Ever tried running this on your ENTERPRISE VIRTUAL MACHINE?
Integer a = 1000;
 Integer b = 1000;
 System.out.println("a == b (1000 == 1000): " + (a == b));

 Integer aa = 100;
 Integer bb = 100;
 System.out.println("aa == bb (100 == 100): " + (aa == bb));

Guess what's the output, run it and report back.

Name: Anonymous 2010-05-17 23:23

>>31
The specification is perfectly consistent. The == operator will always compare reference values for objects. That is about as consistent as you can get; and in fact if it specified "[==] returns true if the integers are equal" this would be breaking backwards compatibility which was exactly my point to begin with.

The only way it wouldn't break would be if it specified two equal Integer objects must always have the same reference; and this is exactly what I was pointing out was impractical in >>25.

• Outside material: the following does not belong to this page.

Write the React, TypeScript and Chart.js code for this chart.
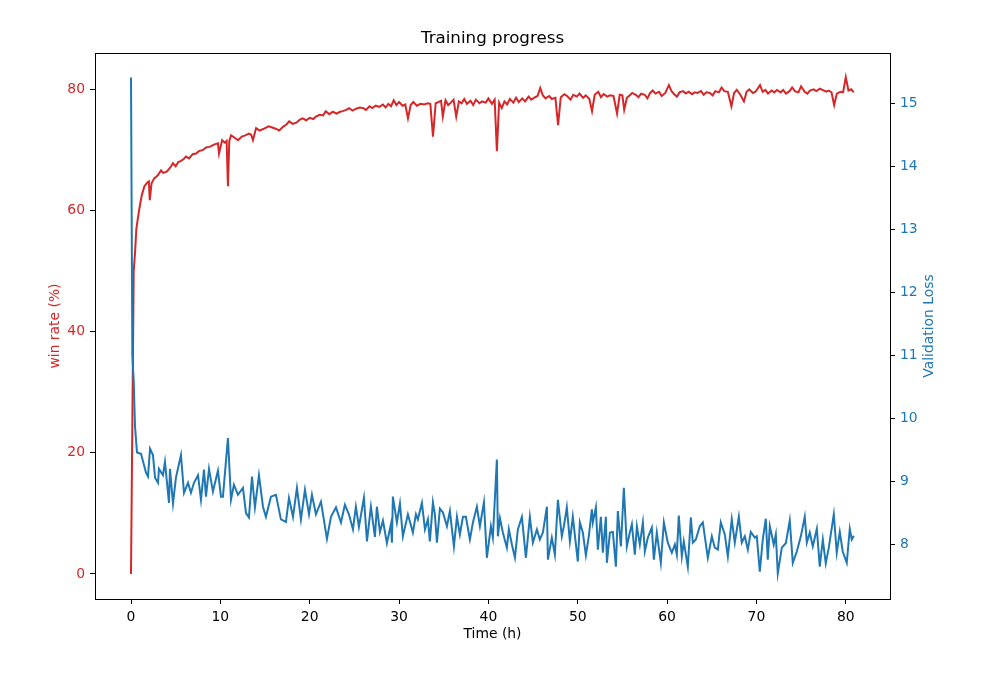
import React, { useEffect, useRef } from "react";
import { Chart, registerables } from "chart.js";

Chart.register(...registerables);

// Win rate series (left axis)
const winTime = [
  0, 0.3, 0.45, 0.6, 0.9, 1.2, 1.5, 1.8, 2.0, 2.1,
  2.3, 2.6, 3.0, 3.36, 3.6, 4.0, 4.4, 4.7, 5.0, 5.3,
  5.6, 5.9, 6.15, 6.5, 6.9, 7.27, 7.6, 8.06, 8.4, 8.8,
  9.17, 9.5, 9.73, 9.85, 10.2, 10.5, 10.7, 10.85, 11.0, 11.2,
  11.6, 11.97, 12.4, 12.8, 13.2, 13.45, 13.65, 14.0, 14.4, 14.9,
  15.4, 15.8, 16.2, 16.6, 17.0, 17.4, 17.7, 18.1, 18.5, 18.9,
  19.2, 19.6, 20.0, 20.4, 20.7, 21.1, 21.5, 21.8, 22.2, 22.6,
  23.0, 23.4, 23.7, 24.1, 24.4, 24.8, 25.2, 25.6, 26.0, 26.3,
  26.7, 27.0, 27.4, 27.8, 28.2, 28.5, 28.8, 29.1, 29.4, 29.7,
  30.0, 30.4, 30.7, 31.0, 31.3, 31.6, 32.0, 32.4, 32.8, 33.2,
  33.5, 33.8, 34.1, 34.4, 34.7, 34.9, 35.2, 35.5, 35.8, 36.1,
  36.4, 36.7, 37.0, 37.3, 37.6, 38.0, 38.3, 38.6, 39.0, 39.3,
  39.7, 40.0, 40.4, 40.7, 40.95, 41.2, 41.5, 41.8, 42.1, 42.4,
  42.8, 43.1, 43.4, 43.8, 44.1, 44.5, 44.8, 45.1, 45.5, 45.8,
  46.1, 46.4, 46.8, 47.1, 47.5, 47.8, 48.1, 48.5, 48.8, 49.2,
  49.5, 49.9, 50.2, 50.6, 50.9, 51.3, 51.6, 51.9, 52.3, 52.6,
  52.9, 53.3, 53.6, 54.0, 54.4, 54.7, 55.0, 55.2, 55.5, 55.8,
  56.1, 56.5, 56.8, 57.1, 57.5, 57.8, 58.1, 58.4, 58.7, 59.1,
  59.4, 59.8, 60.2, 60.5, 60.8, 61.1, 61.4, 61.8, 62.1, 62.4,
  62.8, 63.1, 63.4, 63.8, 64.1, 64.4, 64.8, 65.1, 65.4, 65.8,
  66.1, 66.4, 66.8, 67.2, 67.5, 67.8, 68.2, 68.6, 68.9, 69.2,
  69.6, 69.9, 70.4, 70.7, 71.0, 71.3, 71.7, 72.0, 72.3, 72.7,
  73.0, 73.3, 73.7, 74.0, 74.3, 74.7, 75.0, 75.4, 75.7, 76.0,
  76.4, 76.7, 77.1, 77.4, 77.8, 78.1, 78.4, 78.7, 79.0, 79.4,
  79.7, 80.0, 80.3, 80.6, 80.9,
];
const winRate = [
  0, 50, 53, 57, 60, 62.5, 64, 64.6, 64.8, 61.7,
  64.5, 65.3, 65.8, 66.6, 66.2, 66.4, 67.1, 67.8, 67.3, 68.0,
  68.2, 68.5, 68.9, 68.6, 69.3, 69.4, 69.8, 70.0, 70.4, 70.5,
  70.8, 71.0, 71.1, 69.4, 71.6, 71.2, 71.5, 64.0, 71.5, 72.4,
  72.0, 71.6, 72.2, 72.4, 72.7, 72.5, 71.6, 73.6, 73.2, 73.5,
  73.9, 73.7, 73.5, 73.2, 73.8, 74.2, 74.7, 74.3, 74.5, 75.0,
  75.2, 74.9, 75.3, 75.1, 75.5, 75.8, 75.7, 76.4, 75.9, 76.3,
  76.0, 76.3, 76.4, 76.6, 76.9, 76.5, 76.8, 77.0, 76.9, 76.6,
  77.2, 76.9, 77.3, 77.1, 77.5, 77.0, 77.6, 77.2, 78.2, 77.4,
  77.9, 77.3, 77.5, 75.2, 77.4, 77.9, 77.3, 77.6, 77.5, 77.7,
  77.6, 72.2, 77.7, 77.9, 78.1, 75.5, 78.2, 77.4, 77.8, 78.3,
  75.5, 78.0, 77.7, 78.4, 77.6, 78.1, 77.4, 78.3, 77.7, 78.0,
  77.8, 78.5, 77.6, 78.3, 69.8, 77.8, 76.9, 78.0, 77.5, 78.4,
  77.8, 78.6, 77.9, 78.5, 78.0, 78.8, 78.3, 78.6, 78.9, 80.2,
  79.0, 78.5, 78.9, 78.4, 78.6, 74.1, 78.7, 79.2, 78.9, 78.3,
  79.1, 78.8, 79.3, 78.6, 79.0, 78.4, 76.4, 79.1, 79.6, 78.7,
  79.2, 78.8, 79.0, 78.9, 76.0, 79.1, 79.0, 76.6, 78.6, 79.0,
  79.4, 79.1, 78.7, 79.3, 79.1, 78.5, 79.4, 79.8, 79.3, 79.6,
  78.9, 79.4, 80.7, 79.7, 79.2, 78.8, 79.5, 79.7, 79.3, 79.6,
  79.2, 79.5, 79.4, 79.7, 79.1, 79.5, 79.4, 79.0, 79.7, 79.5,
  80.3, 79.7, 79.6, 77.2, 79.4, 79.9, 79.1, 78.0, 79.6, 80.0,
  79.4, 79.6, 80.7, 79.6, 79.9, 79.3, 79.8, 79.5, 79.9, 79.5,
  79.9, 79.3, 79.7, 80.3, 79.7, 79.5, 80.5, 79.6, 79.3, 79.8,
  80.0, 79.7, 80.1, 79.9, 79.6, 79.8, 79.5, 77.4, 79.3, 79.6,
  79.5, 82.0, 79.8, 80.0, 79.5,
];

// Validation loss series (right axis)
const lossTime = [
  0, 0.15, 0.3, 0.45, 0.67, 1.12, 1.68, 1.9, 2.13, 2.46,
  2.69, 3.02, 3.13, 3.58, 3.8, 4.25, 4.36, 4.7, 5.03, 5.59,
  5.93, 6.38, 6.71, 7.05, 7.5, 7.83, 8.17, 8.39, 8.73, 9.17,
  9.73, 10.07, 10.29, 10.85, 11.19, 11.52, 11.97, 12.53, 12.87, 13.2,
  13.54, 13.87, 14.32, 14.77, 15.1, 15.66, 16.22, 16.78, 17.34, 17.68,
  18.13, 18.57, 19.02, 19.47, 19.92, 20.25, 20.7, 21.26, 21.93, 22.38,
  22.94, 23.5, 23.94, 24.39, 24.84, 25.17, 25.51, 26.07, 26.41, 26.85,
  27.3, 27.52, 27.86, 28.2, 28.64, 29.09, 29.2, 29.31, 29.76, 30.1,
  30.43, 30.99, 31.55, 31.89, 32.11, 32.56, 32.9, 33.23, 33.45, 33.79,
  34.01, 34.24, 34.57, 34.91, 35.36, 35.69, 36.14, 36.48, 36.81, 37.15,
  37.48, 37.93, 38.27, 38.71, 39.05, 39.5, 39.83, 40.28, 40.5, 40.95,
  41.06, 41.29, 41.62, 42.07, 42.29, 42.63, 42.97, 43.3, 43.75, 44.2,
  44.64, 44.98, 45.43, 45.76, 46.1, 46.55, 46.66, 47.1, 47.44, 47.78,
  48.22, 48.45, 48.78, 49.12, 49.45, 50.01, 50.24, 50.57, 50.91, 51.24,
  51.58, 51.69, 52.03, 52.25, 52.59, 52.81, 53.15, 53.26, 53.6, 53.93,
  54.27, 54.49, 54.83, 55.16, 55.5, 55.83, 56.06, 56.39, 56.62, 56.95,
  57.29, 57.51, 57.85, 58.29, 58.52, 58.85, 59.3, 59.64, 60.08, 60.53,
  60.87, 61.09, 61.31, 61.65, 61.87, 62.32, 62.66, 62.88, 63.22, 63.66,
  64.0, 64.56, 65.01, 65.34, 65.68, 66.01, 66.46, 66.8, 67.24, 67.58,
  68.03, 68.36, 68.7, 69.04, 69.37, 69.82, 70.04, 70.38, 70.71, 71.05,
  71.27, 71.5, 71.94, 72.17, 72.39, 72.84, 73.29, 73.73, 74.07, 74.52,
  74.97, 75.41, 75.64, 75.97, 76.31, 76.76, 77.09, 77.43, 77.76, 78.1,
  78.66, 78.99, 79.33, 79.66, 80.11, 80.45, 80.67, 80.9,
];
const lossValue = [
  15.41, 11.0, 10.6, 9.87, 9.46, 9.44, 9.14, 9.08, 9.52, 9.42,
  9.06, 8.98, 9.2, 9.1, 9.31, 8.66, 9.2, 8.65, 9.06, 9.42,
  8.82, 8.98, 8.82, 8.98, 9.1, 8.71, 9.19, 8.76, 9.2, 8.84,
  9.17, 8.76, 8.76, 9.69, 8.71, 8.95, 8.79, 8.9, 8.5, 8.43,
  9.08, 8.59, 9.1, 8.6, 8.44, 8.76, 8.79, 8.4, 8.36, 8.74,
  8.44, 8.9, 8.4, 8.87, 8.48, 8.79, 8.48, 8.68, 8.09, 8.44,
  8.59, 8.35, 8.63, 8.48, 8.24, 8.6, 8.28, 8.74, 8.05, 8.6,
  8.12, 8.6, 8.2, 8.38, 8.02, 8.32, 8.03, 8.76, 8.35, 8.65,
  8.13, 8.48, 8.19, 8.48, 8.4, 8.66, 8.24, 8.4, 8.05, 8.67,
  8.48, 8.03, 8.57, 8.51, 8.29, 8.53, 7.97, 8.44, 8.16, 8.44,
  8.44, 8.08, 8.35, 8.6, 8.29, 8.67, 7.79, 8.29, 8.11, 9.35,
  8.13, 8.42, 8.19, 7.95, 8.24, 8.0, 7.79, 8.24, 8.44, 7.79,
  8.44, 8.03, 8.24, 8.08, 8.19, 8.6, 7.76, 8.11, 7.84, 8.71,
  8.13, 8.29, 8.59, 8.05, 8.44, 7.73, 8.35, 8.19, 7.83, 8.13,
  8.56, 8.35, 8.59, 7.92, 8.44, 7.87, 8.44, 7.71, 8.19, 8.2,
  7.65, 8.53, 7.97, 8.9, 7.97, 8.19, 8.32, 7.84, 8.29, 8.0,
  8.35, 7.89, 8.11, 8.27, 7.76, 8.19, 7.71, 8.35, 8.03, 7.87,
  8.0, 7.84, 8.46, 7.81, 8.05, 7.65, 8.43, 8.03, 8.08, 8.29,
  8.35, 7.79, 8.13, 7.95, 7.92, 8.35, 8.16, 7.81, 8.4, 8.03,
  8.44, 8.03, 8.13, 7.92, 8.2, 8.11, 8.13, 7.57, 8.08, 8.41,
  7.76, 8.29, 8.0, 8.16, 7.54, 7.95, 8.02, 8.38, 7.71, 7.89,
  8.13, 8.44, 8.03, 8.19, 7.97, 8.25, 7.65, 8.08, 7.7, 7.95,
  8.48, 7.87, 8.2, 7.89, 7.71, 8.25, 8.08, 8.14,
];

const xTicks = [0, 10, 20, 30, 40, 50, 60, 70, 80];
const winTicks = [0, 20, 40, 60, 80];
const lossTicks = [8, 9, 10, 11, 12, 13, 14, 15];

const RED = "#d62728";
const BLUE = "#1f77b4";
const FONT = "DejaVu Sans";

export default function App() {
  const ref = useRef<HTMLCanvasElement | null>(null);

  useEffect(() => {
    document.body.style.margin = "0";
    const canvas = ref.current;
    if (!canvas) return;

    const framePlugin = {
      id: "frame",
      afterDraw(chart: any) {
        const { ctx, chartArea } = chart;
        ctx.save();
        ctx.strokeStyle = "#000";
        ctx.lineWidth = 1;
        ctx.strokeRect(
          Math.round(chartArea.left) + 0.5,
          Math.round(chartArea.top) + 0.5,
          Math.round(chartArea.right - chartArea.left),
          Math.round(chartArea.bottom - chartArea.top)
        );
        // right axis title, reading bottom to top
        ctx.fillStyle = BLUE;
        ctx.font = `13.9px "${FONT}"`;
        ctx.textAlign = "center";
        ctx.textBaseline = "middle";
        ctx.translate(929.5, (chartArea.top + chartArea.bottom) / 2);
        ctx.rotate(-Math.PI / 2);
        ctx.fillText("Validation Loss", 0, 0);
        ctx.restore();
      },
    };

    const tickGrid = {
      drawOnChartArea: false,
      drawTicks: true,
      tickLength: 5,
      tickColor: "#000",
      tickWidth: 1,
      color: "#000",
    };

    const chart = new Chart(canvas, {
      type: "line",
      data: {
        datasets: [
          {
            label: "win rate",
            data: winTime.map((t, i) => ({ x: t, y: winRate[i] })),
            borderColor: RED,
            borderWidth: 2,
            pointRadius: 0,
            tension: 0,
            yAxisID: "y",
            order: 2,
          },
          {
            label: "Validation Loss",
            data: lossTime.map((t, i) => ({ x: t, y: lossValue[i] })),
            borderColor: BLUE,
            borderWidth: 2,
            pointRadius: 0,
            tension: 0,
            yAxisID: "y2",
            order: 1,
          },
        ],
      },
      options: {
        responsive: false,
        animation: false,
        devicePixelRatio: 1,
        layout: { padding: 0 },
        plugins: {
          legend: { display: false },
          tooltip: { enabled: false },
          title: {
            display: true,
            text: "Training progress",
            color: "#000",
            font: { family: FONT, size: 16.7, weight: "normal" },
            padding: { top: 29, bottom: 4 },
          },
        },
        scales: {
          x: {
            type: "linear",
            min: -4.03,
            max: 84.95,
            border: { display: false },
            grid: tickGrid,
            afterBuildTicks: (s: any) => {
              s.ticks = xTicks.map((v) => ({ value: v }));
            },
            afterFit: (s: any) => {
              s.height = 83;
            },
            ticks: {
              color: "#000",
              padding: 5,
              maxRotation: 0,
              font: { family: FONT, size: 13.9 },
            },
            title: {
              display: true,
              text: "Time (h)",
              color: "#000",
              font: { family: FONT, size: 13.9 },
              padding: { top: 0, bottom: 39.2 },
            },
          },
          y: {
            type: "linear",
            position: "left",
            min: -4.13,
            max: 85.99,
            border: { display: false },
            grid: tickGrid,
            afterBuildTicks: (s: any) => {
              s.ticks = winTicks.map((v) => ({ value: v }));
            },
            afterFit: (s: any) => {
              s.width = 95;
            },
            ticks: {
              color: RED,
              padding: 5,
              font: { family: FONT, size: 13.9 },
            },
            title: {
              display: true,
              text: "win rate (%)",
              color: RED,
              font: { family: FONT, size: 13.9 },
              padding: { top: 46.7, bottom: 0 },
            },
          },
          y2: {
            type: "linear",
            position: "right",
            min: 7.136,
            max: 15.798,
            border: { display: false },
            grid: tickGrid,
            afterBuildTicks: (s: any) => {
              s.ticks = lossTicks.map((v) => ({ value: v }));
            },
            afterFit: (s: any) => {
              s.width = 95;
            },
            ticks: {
              color: BLUE,
              padding: 5,
              font: { family: FONT, size: 13.9 },
            },
          },
        },
      },
      plugins: [framePlugin],
    });

    return () => {
      chart.destroy();
    };
  }, []);

  return (
    <div style={{ position: "absolute", left: 0, top: 0, width: 985, height: 682, background: "#fff" }}>
      <canvas ref={ref} width={985} height={682} style={{ display: "block" }} />
    </div>
  );
}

As for the -127 to 128 issue. This can't be resolved now either as it would break compatibility also, so it's stuck as is. If you are arguing it shouldn't have been done in the first place for consistency- I would have to disagree.

The very nature of the comparison is inconsistent. The spec makes no provisions for what reference locations should be allocated by the VM and in general (as mentioned above) there is no way to tell whether two Integers are ==. You are esentially saying we should make the behavior consistent in its inconsistency- what the hell?

Name: Anonymous 2010-05-17 23:26

>>32
Show me where in the spec it states a == b returns false. You are clearly an idiot and should be quiet.